Ambassadors: Senate Confirms 25; One Nominee Fails Anthem Test
ABUJA, March 16, (THEWILL) - The Senate today confirmed the nomination of 25 new career diplomats whose names were forwarded to the upper legislative chambers for screening in January.
One of the nominees, Ijeoma Bristol was however unable to recite the National Anthem, THEWILL can report.
Also, President Goodluck Jonathan forwarded the name of Justice Ibrahim Auta for confirmation as the Chief Judge of the Federal High Court. He is to replace Justice Dan Abutu, whose tenure expired on Tuesday.
24 of the nominees had a smooth ride, however, it was not so for Mrs. Ijeoma Bristol. But she was saved by the Senate President David Mark, who openly cajoled his colleagues to allow her scale the crucial hurdle.
Bristol had during her screening last week before the Senate's Foreign Affairs Committee, failed to recite the National Anthem and the National Pledge. She did not also know the capital of Jigawa State when asked to mention it by a member of the committee.
But despite this, the Senator Jibril Aminu-led committee in its report on the screening to the plenary recommended the wholesale confirmation of all the nominees.
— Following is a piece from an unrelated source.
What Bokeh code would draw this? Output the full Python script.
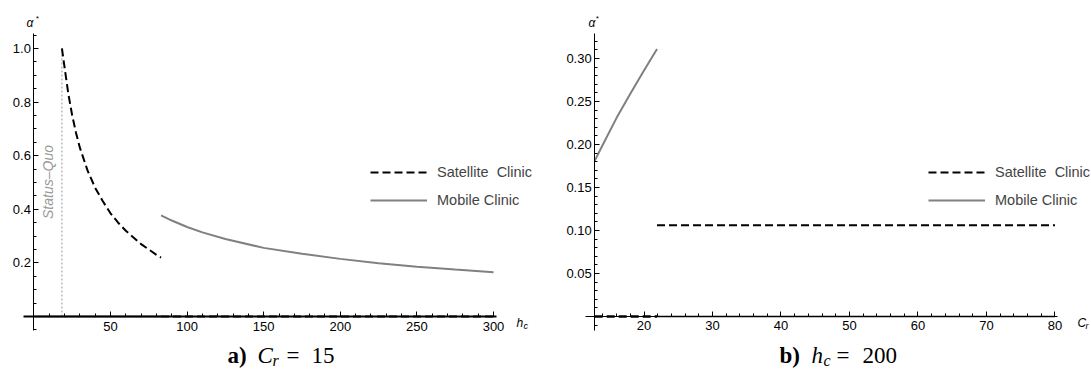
import numpy as np
from bokeh.plotting import figure
from bokeh.models import (Range1d, LinearAxis, FixedTicker, Label, Legend, LegendItem,
                          PrintfTickFormatter)
from bokeh.layouts import row
from bokeh.embed import file_html
from bokeh.resources import INLINE

# ---------------- data: panel a (C_r = 15) ----------------
hc_sat = [18.3, 20, 22.5, 25, 27.5, 30, 35, 40, 45, 50, 55, 60, 65, 70, 75, 80, 83]
alpha_sat_a = [1.0, 0.93, 0.83, 0.75, 0.685, 0.63, 0.545, 0.48, 0.43, 0.385, 0.35,
               0.32, 0.295, 0.27, 0.25, 0.23, 0.22]
hc_mob = [83, 90, 100, 110, 125, 150, 175, 200, 225, 250, 275, 300]
alpha_mob_a = [0.377, 0.358, 0.334, 0.314, 0.289, 0.256, 0.234, 0.215, 0.199, 0.186, 0.175, 0.165]
hc_sat_zero = [83, 300]
alpha_sat_zero_a = [0, 0]
hc_mob_zero = [0, 83]
alpha_mob_zero_a = [0, 0]
status_quo_hc = 18.3
status_quo_alpha = [0, 1.0]

xticks_a = [50, 100, 150, 200, 250, 300]
xminor_a = [v for v in range(10, 301, 10) if v % 50]
yticks_a = [0.2, 0.4, 0.6, 0.8, 1.0]
yminor_a = [round(-0.05 + 0.05 * i, 2) for i in range(23)
            if round(-0.05 + 0.05 * i, 2) not in (0.0, 0.2, 0.4, 0.6, 0.8, 1.0)]

# ---------------- data: panel b (h_c = 200) ----------------
cr_mob = [12.8, 14, 16, 18, 20, 21.9]
alpha_mob_b = [0.181, 0.200, 0.231, 0.259, 0.286, 0.311]
cr_sat = [21.9, 80]
alpha_sat_b = [0.106, 0.106]
cr_sat_zero = [12.8, 21.9]
alpha_sat_zero_b = [0, 0]
cr_mob_zero = [21.9, 80]
alpha_mob_zero_b = [0, 0]

xticks_b = [20, 30, 40, 50, 60, 70, 80]
xminor_b = [v for v in range(14, 81, 2) if v % 10]
yticks_b = [0.05, 0.10, 0.15, 0.20, 0.25, 0.30]
yminor_b = [round(-0.01 + 0.01 * i, 2) for i in range(34)
            if round(-0.01 + 0.01 * i, 2) not in (0.0, 0.05, 0.1, 0.15, 0.2, 0.25, 0.3)]

SANS = "Liberation Sans"
SERIF = "Liberation Serif"
GRAY = "#808080"
DASH = "8 4"
H = 369


def make_fig(width, xr, yr):
    p = figure(width=width, height=H, x_range=xr, y_range=yr,
               output_backend="svg", toolbar_location=None,
               x_axis_type=None, y_axis_type=None, min_border=0)
    p.outline_line_color = None
    p.background_fill_color = "white"
    p.border_fill_color = "white"
    return p


def add_axes(p, xloc, xbounds, ybounds, xt, xm, yt, ym, xwidth, yfmt):
    common = dict(major_tick_in=5, major_tick_out=0, minor_tick_in=3, minor_tick_out=0,
                  major_label_text_font=SANS, major_label_text_font_size="13px",
                  major_label_text_color="black", axis_line_color="black",
                  major_tick_line_color="black", minor_tick_line_color="black")
    xax = LinearAxis(fixed_location=0, bounds=xbounds,
                     ticker=FixedTicker(ticks=xt, minor_ticks=xm),
                     formatter=PrintfTickFormatter(format="%d"),
                     major_label_standoff=5, axis_line_width=xwidth, **common)
    p.add_layout(xax, "below")
    yax = LinearAxis(fixed_location=xloc, bounds=ybounds,
                     ticker=FixedTicker(ticks=yt, minor_ticks=ym),
                     formatter=PrintfTickFormatter(format=yfmt),
                     major_label_standoff=3, **common)
    p.add_layout(yax, "left")


class Conv:
    """page pixel -> data coordinates for a figure whose frame fills the figure"""
    def __init__(self, left, width, xr, yr):
        self.l, self.w, self.xr, self.yr = left, width, xr, yr

    def x(self, sx):
        return self.xr.start + (sx - self.l) / self.w * (self.xr.end - self.xr.start)

    def y(self, sy):
        return self.yr.start + (H - sy) / H * (self.yr.end - self.yr.start)


def lab(p, c, sx, sy, text, size, font=SANS, style="normal", color="black",
        align="left", baseline="alphabetic", angle=0.0):
    p.add_layout(Label(x=c.x(sx), y=c.y(sy), text=text, text_font=font,
                       text_font_size=size, text_font_style=style, text_color=color,
                       text_align=align, text_baseline=baseline, angle=angle))


def add_legend(p, r_sat, r_mob, locx):
    leg = Legend(items=[LegendItem(label="Satellite  Clinic", renderers=[r_sat]),
                        LegendItem(label="Mobile Clinic", renderers=[r_mob])],
                 location=(locx, 159), glyph_width=57, glyph_height=20,
                 label_height=20, label_standoff=10, spacing=8, padding=0, margin=0,
                 background_fill_alpha=0, border_line_color=None,
                 label_text_font=SANS, label_text_font_size="14.5px")
    p.add_layout(leg)


def caption(p, c, pieces):
    for sx, sy, text, size, style in pieces:
        lab(p, c, sx, sy, text, size, font=SERIF, style=style, baseline="middle")


# ---------------- panel a ----------------
xa = Range1d(-21.80, 333.94)
ya = Range1d(-0.1977, 1.1789)
p1 = make_fig(545, xa, ya)
ca = Conv(0, 545, xa, ya)

p1.line([status_quo_hc, status_quo_hc], status_quo_alpha, line_color="#999999",
        line_width=1, line_dash="2 2")
p1.line(hc_mob_zero, alpha_mob_zero_a, line_color=GRAY, line_width=2)
p1.line(hc_sat_zero, alpha_sat_zero_a, line_color="black", line_width=2, line_dash=DASH)
r_sat_a = p1.line(hc_sat, alpha_sat_a, line_color="black", line_width=2, line_dash=DASH)
r_mob_a = p1.line(hc_mob, alpha_mob_a, line_color=GRAY, line_width=2)
add_axes(p1, 0, (-6.79, 301.96), (-0.052, 1.056),
         xticks_a, xminor_a, yticks_a, yminor_a, 2, "%.1f")
add_legend(p1, r_sat_a, r_mob_a, 370)

lab(p1, ca, 26, 22.5, "α", "12px", style="italic")
lab(p1, ca, 35, 18, "*", "8px", style="italic")
lab(p1, ca, 516, 322, "h", "12px", style="italic")
lab(p1, ca, 523, 325, "c", "9px", style="italic")
lab(p1, ca, 47, 181.5, "Status–Quo", "14px", style="italic", color="#999999",
    align="center", baseline="middle", angle=np.pi / 2)
caption(p1, ca, [(227, 355, "a)", "23px", "bold"),
                 (257, 355, "C", "23px", "italic"),
                 (272, 360, "r", "16px", "italic"),
                 (286, 355, "=", "23px", "normal"),
                 (311, 355, "15", "23px", "normal")])

# ---------------- panel b ----------------
xb = Range1d(5.620, 85.33)
yb = Range1d(-0.06163, 0.36744)
p2 = make_fig(546, xb, yb)
cb = Conv(545, 546, xb, yb)

p2.line(cr_mob_zero, alpha_mob_zero_b, line_color=GRAY, line_width=2)
p2.line(cr_sat_zero, alpha_sat_zero_b, line_color="black", line_width=2.5, line_dash=DASH)
r_sat_b = p2.line(cr_sat, alpha_sat_b, line_color="black", line_width=2, line_dash=DASH)
r_mob_b = p2.line(cr_mob, alpha_mob_b, line_color=GRAY, line_width=2)
add_axes(p2, cr_mob[0], (11.46, 80.36), (-0.0163, 0.3291),
         xticks_b, xminor_b, yticks_b, yminor_b, 1, "%.2f")
add_legend(p2, r_sat_b, r_mob_b, 383)

lab(p2, cb, 588, 22.5, "α", "12px", style="italic")
lab(p2, cb, 595, 18, "*", "8px", style="italic")
lab(p2, cb, 1077, 322, "C", "12px", style="italic")
lab(p2, cb, 1085, 325, "r", "9px", style="italic")
caption(p2, cb, [(779, 355, "b)", "23px", "bold"),
                 (811, 355, "h", "23px", "italic"),
                 (823, 360, "c", "16px", "italic"),
                 (836, 355, "=", "23px", "normal"),
                 (862, 355, "200", "23px", "normal")])

layout = row(p1, p2)
open("out.html", "w").write(file_html(layout, INLINE))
However, Senator Olorunnimbe Mamora (ACN, Lagos) referred to the remarks of the committee on individual nominees in its report and especially the one concerning Bristol in which it was observed that, "The nominee was not knowledgeable on specific and general issues" and wondered why such a nominee should be recommended for confirmation.
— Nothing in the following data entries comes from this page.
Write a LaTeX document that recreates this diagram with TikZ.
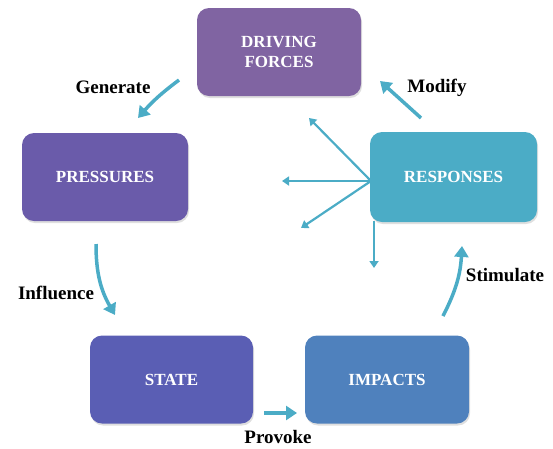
\documentclass[tikz,border=0pt]{standalone}
\usepackage{fontspec}
\setmainfont{Liberation Serif}
\usetikzlibrary{arrows.meta,shadows}
\definecolor{cDrive}{RGB}{128,100,162}
\definecolor{cPress}{RGB}{106,91,170}
\definecolor{cState}{RGB}{90,94,180}
\definecolor{cImpact}{RGB}{79,129,189}
\definecolor{cResp}{RGB}{75,172,198}
\definecolor{cArrow}{RGB}{75,172,198}
\begin{document}
\begin{tikzpicture}[x=1pt,y=-1pt,
  box/.style={rounded corners=12pt, minimum width=164pt, minimum height=88pt, inner sep=0pt,
     text=white, align=center, font=\fontsize{17}{20}\selectfont\bfseries,
     drop shadow={opacity=0.25, shadow xshift=1pt, shadow yshift=-2pt}},
  lbl/.style={font=\fontsize{19}{21}\selectfont\bfseries, text=black, inner sep=0pt},
  bigarrow/.style={draw=cArrow, line width=3.5pt, -{Triangle[length=11pt,width=14pt]}, shorten >=0pt},
  thinarrow/.style={draw=cArrow, line width=2.2pt, -{Triangle[length=7pt,width=9pt]}}
]
\useasboundingbox (0,0) rectangle (553,448);
\node[box, fill=cDrive] (drive) at (279,52) {DRIVING\\FORCES};
\node[box, fill=cPress, minimum width=166pt] (press) at (105,177) {PRESSURES};
\node[box, fill=cResp, minimum width=167pt, minimum height=90pt] (resp) at (453.5,177) {RESPONSES};
\node[box, fill=cState, minimum width=163pt] (state) at (171.5,379.5) {STATE};
\node[box, fill=cImpact, minimum width=164pt] (impact) at (387,379.5) {IMPACTS};

\coordinate (g1) at (179,80);
\coordinate (g2) at (138,118);
\coordinate (m1) at (421,118);
\coordinate (m2) at (380,81);
\coordinate (i1) at (96,244);
\coordinate (i2) at (115,315);
\coordinate (p1) at (264,413);
\coordinate (p2) at (297,413);
\coordinate (s1) at (443,316);
\coordinate (s2) at (462,246);

\draw[bigarrow] (g1) to[bend right=6] (g2);
\draw[bigarrow] (m1) -- (m2);
\draw[bigarrow] (i1) to[bend right=15] (i2);
\draw[bigarrow] (p1) -- (p2);
\draw[bigarrow] (s1) to[bend right=12] (s2);

\coordinate (r0) at (371,181);
\coordinate (ra) at (309,118);
\coordinate (rb) at (282,181);
\coordinate (rc) at (301,228);
\coordinate (rd0) at (374,221);
\coordinate (rd) at (374,268);
\draw[thinarrow] (r0) -- (ra);
\draw[thinarrow] (r0) -- (rb);
\draw[thinarrow] (r0) -- (rc);
\draw[thinarrow] (rd0) -- (rd);

\node[lbl] (lg) at (113,87) {Generate};
\node[lbl] (lm) at (437,88) {Modify};
\node[lbl] (li) at (56,293) {Influence};
\node[lbl] (lp) at (278,437) {Provoke};
\node[lbl] (ls) at (505,275) {Stimulate};
\end{tikzpicture}
\end{document}
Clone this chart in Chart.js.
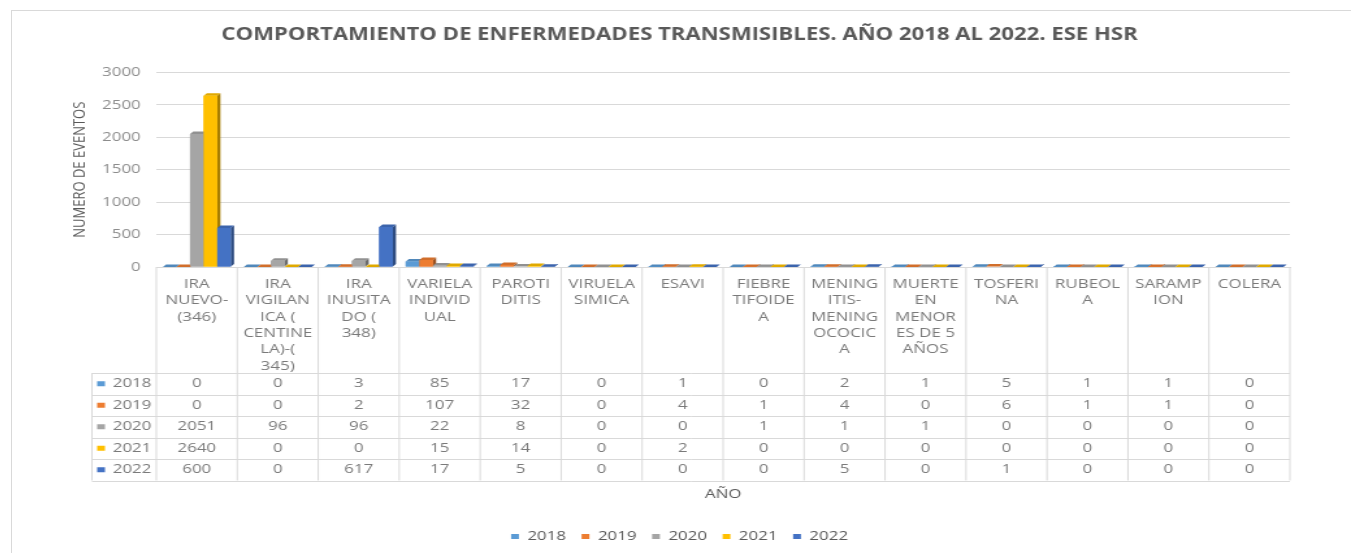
<!DOCTYPE html>
<html lang="es">
<head>
<meta charset="utf-8">
<title>Comportamiento de enfermedades transmisibles 2018 - 2022</title>
<script src="https://cdn.jsdelivr.net/npm/chart.js@4.4.1/dist/chart.umd.min.js"></script>
<style>
  html, body { margin: 0; padding: 0; background: #fff; overflow: hidden; }
  #frame { position: absolute; left: 11px; top: 10px; width: 1400px; height: 600px; border: 1px solid #d9d9d9; background: #fff; }
  /* the source picture is stretched sideways, so the chart is too */
  #wrap { position: absolute; left: 0; top: 0; transform: scaleX(1.3); transform-origin: 0 0; }
  canvas { display: block; }
</style>
</head>
<body>
<div id="frame"><div id="wrap"><canvas id="chart" width="1032" height="545"></canvas></div></div>
<script>
/* ========== DATA ========== */
const categories = [
  ['IRA', 'NUEVO-', '(346)'],
  ['IRA', 'VIGILAN', 'ICA (', 'CENTINE', 'LA)-(', '345)'],
  ['IRA', 'INUSITA', 'DO (', '348)'],
  ['VARIELA', 'INDIVID', 'UAL'],
  ['PAROTI', 'DITIS'],
  ['VIRUELA', 'SIMICA'],
  ['ESAVI'],
  ['FIEBRE', 'TIFOIDE', 'A'],
  ['MENING', 'ITIS-', 'MENING', 'OCOCIC', 'A'],
  ['MUERTE', 'EN', 'MENOR', 'ES DE 5', 'AÑOS'],
  ['TOSFERI', 'NA'],
  ['RUBEOL', 'A'],
  ['SARAMP', 'ION'],
  ['COLERA']
];
const years = ['2018', '2019', '2020', '2021', '2022'];
const v2018 = [0, 0, 3, 85, 17, 0, 1, 0, 2, 1, 5, 1, 1, 0];
const v2019 = [0, 0, 2, 107, 32, 0, 4, 1, 4, 0, 6, 1, 1, 0];
const v2020 = [2051, 96, 96, 22, 8, 0, 0, 1, 1, 1, 0, 0, 0, 0];
const v2021 = [2640, 0, 0, 15, 14, 0, 2, 0, 0, 0, 0, 0, 0, 0];
const v2022 = [600, 0, 617, 17, 5, 0, 0, 0, 5, 0, 1, 0, 0, 0];
const series = [v2018, v2019, v2020, v2021, v2022];
const colors = ['#5B9BD5', '#ED7D31', '#A5A5A5', '#FFC000', '#4472C4'];
const yMax = 3000, yStep = 500;

const FONT = '"Open Sans", sans-serif';
const GRID = '#d9d9d9';
const TEXT = '#595959';
const CELL = '#7a7a7a';
Chart.defaults.font.family = FONT;

// lighten (amt > 0) or darken (amt < 0) a hex colour
function shade(hex, amt) {
  const n = parseInt(hex.slice(1), 16);
  const ch = [n >> 16, (n >> 8) & 255, n & 255].map(c => amt < 0 ? c * (1 + amt) : c + (255 - c) * amt);
  return `rgb(${ch.map(Math.round).join(',')})`;
}

// ========== 3D COLUMNS ==========
// redraws each bar with a side and a top face, using the bar elements the library laid out
const bars3d = {
  id: 'bars3d',
  afterDatasetsDraw(chart) {
    const ctx = chart.ctx, d = 2.5;
    const metas = years.map((y, k) => chart.getDatasetMeta(k));
    ctx.save();
    for (let c = 0; c < categories.length; c++) {
      metas.forEach((meta, k) => {
        const { x, y, base, width } = meta.data[c].getProps(['x', 'y', 'base', 'width'], true);
        const l = x - width / 2, r = x + width / 2;
        ctx.fillStyle = shade(colors[k], -0.35);
        ctx.beginPath(); ctx.moveTo(r, y); ctx.lineTo(r + d, y - d); ctx.lineTo(r + d, base - d); ctx.lineTo(r, base); ctx.fill();
        ctx.fillStyle = shade(colors[k], -0.12);
        ctx.beginPath(); ctx.moveTo(l, y); ctx.lineTo(l + d, y - d); ctx.lineTo(r + d, y - d); ctx.lineTo(r, y); ctx.fill();
        ctx.fillStyle = colors[k];
        ctx.fillRect(l, y, width, base - y);
      });
    }
    ctx.restore();
  }
};

// ========== DATA TABLE ==========
const dataTable = {
  id: 'dataTable',
  afterDraw(chart) {
    const { ctx, scales: { x } } = chart;
    const n = categories.length, colW = (x.right - x.left) / n;
    const top = x.top, headBottom = top + 106, rowH = 21.5;
    const bottom = headBottom + rowH * years.length;
    const tableLeft = 61.5;
    ctx.save();
    ctx.strokeStyle = GRID; ctx.lineWidth = 1;
    ctx.beginPath();
    for (let r = 0; r <= years.length; r++) {
      const yy = Math.round(headBottom + r * rowH) + 0.5;
      ctx.moveTo(tableLeft, yy); ctx.lineTo(x.right, yy);
    }
    ctx.moveTo(tableLeft, headBottom); ctx.lineTo(tableLeft, bottom);
    for (let i = 0; i <= n; i++) {
      const vx = i < n ? x.getPixelForValue(i) - colW / 2 : x.right;
      ctx.moveTo(vx, top); ctx.lineTo(vx, bottom);
    }
    ctx.stroke();

    ctx.font = `13px ${FONT}`;
    ctx.fillStyle = CELL;
    ctx.textAlign = 'center'; ctx.textBaseline = 'middle';
    categories.forEach((lines, i) => {
      const cx = x.getPixelForValue(i);
      lines.forEach((t, j) => ctx.fillText(t, cx, top + 17 + j * 16.4));
    });
    years.forEach((yr, k) => {
      const cy = headBottom + (k + 0.5) * rowH;
      ctx.fillStyle = colors[k];
      ctx.fillRect(tableLeft + 4, cy - 2.5, 6, 5);
      ctx.fillStyle = CELL;
      ctx.textAlign = 'left';
      ctx.fillText(yr, tableLeft + 16, cy);
      ctx.textAlign = 'center';
      series[k].forEach((v, i) => ctx.fillText(String(v), x.getPixelForValue(i), cy));
    });
    ctx.restore();
  }
};

// ========== CHART ==========
new Chart(document.getElementById('chart'), {
  type: 'bar',
  data: {
    labels: categories,
    datasets: years.map((yr, k) => ({ label: yr, data: series[k], backgroundColor: colors[k], borderWidth: 0 }))
  },
  options: {
    responsive: false,
    animation: false,
    layout: { padding: { left: 44, right: 49, top: 0, bottom: 3 } },
    datasets: { bar: { categoryPercentage: 0.84, barPercentage: 1 } },
    plugins: {
      title: {
        display: true,
        text: 'COMPORTAMIENTO DE ENFERMEDADES TRANSMISIBLES. AÑO 2018 AL 2022. ESE HSR',
        color: TEXT, font: { size: 17, weight: 'bold' }, padding: { top: 14, bottom: 27 }
      },
      legend: {
        position: 'bottom',
        labels: { color: TEXT, font: { size: 13 }, boxWidth: 6, boxHeight: 5, padding: 12 }
      },
      tooltip: { enabled: false }
    },
    scales: {
      x: {
        grid: { display: false },
        border: { color: GRID },
        ticks: { display: false },
        title: { display: true, text: 'AÑO', color: TEXT, font: { size: 13 }, padding: { top: 0, bottom: 16 } },
        afterFit: s => { s.height = 251; }
      },
      y: {
        min: 0, max: yMax,
        ticks: { stepSize: yStep, color: '#8c8c8c', font: { size: 13 }, padding: 12, callback: v => String(v) },
        grid: { color: GRID, drawTicks: false },
        border: { display: false },
        title: { display: true, text: 'NUMERO DE EVENTOS', color: TEXT, font: { size: 13 }, padding: { top: 0, bottom: 4 } },
        afterFit: s => { s.width = 67; }
      }
    }
  },
  plugins: [bars3d, dataTable]
});
</script>
</body>
</html>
He described as an unpardonable lapse any attempt to appoint a person who does not know how to recite the National Anthem as an ambassador.
Urging his colleagues to reject Bristol as a nominee, Mamora said, "We cannot continue to give blanket clearance to just anybody based on sentiment; to me, this nominee does not deserve to be cleared for appointment as an ambassador."
But Deputy Senate President, Senator Ike Ekweremadu (PDP, Enugu) and Senator Grace Bent (PDP, Adamawa) put up a stout defence for the nominee.
While Bent, a member of the Foreign Affairs Committee that screened the nominees informed her colleagues that Bristol "was nervous and a bit distabilised the moment she entered the screening hall", Ekweremadu pleaded that "we should just clear her since she has a fair knowledge of her job schedule as a career ambassador."
At this point, Senate President Mark urged his colleagues to "temper justice with mercy in this particular case", saying, "Bristol's case is what we call 'poor pass'.
He noted that if an ambassadorial nominee could be nervous before a mere Senate committee, what would she do when she meets a foreign president as our ambassador?
He said the nominee "just managed to scale through and her case should be a lesson for future nominees to be up and doing."
He said a letter would be written to the Presidency to intimate the President of Bristol's performance at the screening to enable him take a final decision on whether to post her abroad.
The Senate President however urged the Ministry of Foreign Affairs to ensure that the ambassadors are posted to countries where they would represent the country well.
He said although the nominees were appointed on the basis of their career seniority, "we must not sacrifice efficiency on the alter of seniority."
Other nominees who were cleared include Kayode Obajuluwa from Ondo; Oyebola Kuku, Ogun; Maclean Omusa, Rivers; Ayoola Olukanmi, Osun; A. O. Idowu, Kwara; Felix Pwol, Plateau; and V. Okedion, Edo.
Others include B. S. Ringim, Jigawa; A. U Abubakar, Kano; O. C. Cocodia, Bayelsa; B. Z. Lolo, Kaduna, S. G. Sampson, Akwa Ibom; S. S. Yusuf, Niger; and M. Nuhu, Kebbi.
Meanwhile, the Senate adjourned to resume on April 19, 2011, to enable members campaign for reelection.